S-214FederalNational Security

S-214 (45-1) - An Act to amend the Special Economic Measures Act (disposal of foreign state assets)

Chamber

senate

Stage

2nd Reading

Introduced

May 28, 2025

Progress

This bill allows Canada to seize and permanently transfer foreign state-owned assets without a court order under existing sanctions law.

Key Changes

  • Creates a new section (5.41) allowing Cabinet (Governor in Council) to order the forfeiture of foreign state-owned assets without a court order
  • Explicitly excludes foreign state-owned assets from the existing court-based forfeiture process (section 5.4)
  • Extends the existing cost-recovery rules so that foreign states whose assets are forfeited are liable for any related costs
  • Allows proceeds from the new forfeiture process to be paid out of the Proceeds Account for approved purposes, same as existing forfeitures
  • Authorizes the RCMP Commissioner to assist the Minister in connection with the new forfeiture order process
  • Updates references throughout the Act to include the new section 5.41 alongside the existing section 5.4

Gotchas

  • The bill removes judicial oversight for forfeiture of foreign state assets — Cabinet can act by order alone, which is a significant departure from the court-based process used for other asset forfeitures under SEMA
  • Bypassing courts could raise questions under international law about sovereign immunity, since foreign states traditionally have legal protections against having their assets seized by other governments
  • The bill does not specify what purposes the proceeds must be used for — that is left to ministerial discretion after consulting Finance and Foreign Affairs ministers
  • The existing court-based forfeiture process is explicitly blocked from applying to foreign state assets, meaning there is no judicial check available even if one were preferred
  • The bill does not define 'foreign state,' which could affect how broadly or narrowly it is applied in practice

Who's Affected

  • Foreign states whose assets are frozen under Canadian sanctions (e.g., Russia)
  • The Canadian federal Cabinet (Governor in Council), which gains new disposal powers
  • Recipients of proceeds from forfeited assets, such as countries receiving reconstruction aid
  • The RCMP, which gains an expanded assistance role
  • Canadian courts, which are bypassed in the new foreign state forfeiture process

Summary

This bill changes the Special Economic Measures Act (SEMA), which is Canada's main law for imposing economic sanctions on foreign countries.

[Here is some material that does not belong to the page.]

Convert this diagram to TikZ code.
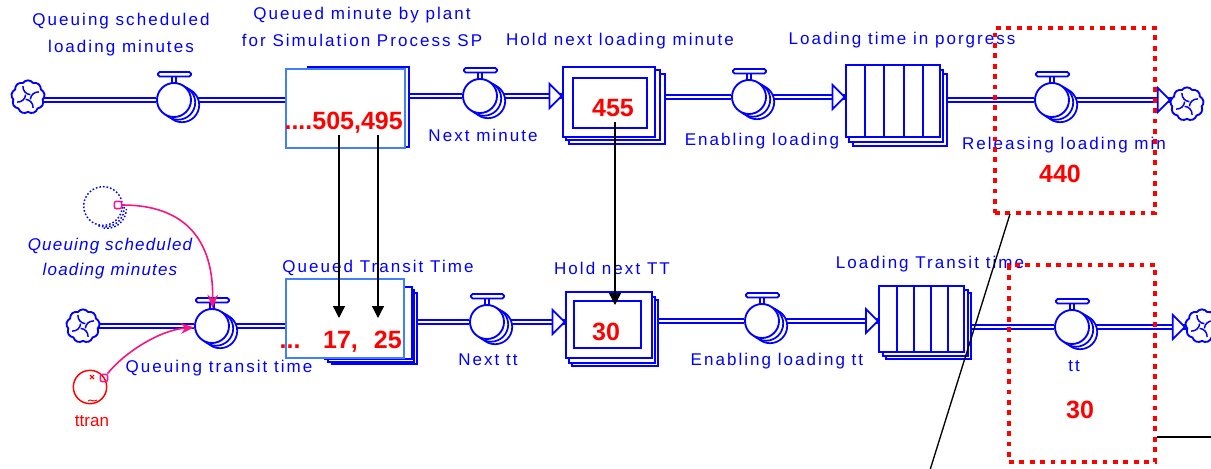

Currently, Canada can freeze or seize assets belonging to foreign states under sanctions, but permanently disposing of (transferring ownership of) those assets requires a court-ordered forfeiture process. This bill creates a new pathway — section 5.41 — that lets the Governor in Council (Cabinet) dispose of foreign state-owned assets by order alone, without going through the courts. The bill also clarifies that the existing court-based forfeiture process (section 5.4) cannot be used for assets owned by foreign states — those must now go through the new Cabinet-order process instead. Any money raised from selling these assets can still be paid out for approved purposes, such as rebuilding affected countries or compensating victims, following consultation with the Ministers of Finance and Foreign Affairs. This bill was introduced in the context of Canada and its allies exploring ways to use frozen Russian state assets — seized after Russia's invasion of Ukraine — to support Ukraine's reconstruction. It gives the Canadian government a more direct legal tool to permanently transfer such assets without requiring judicial approval.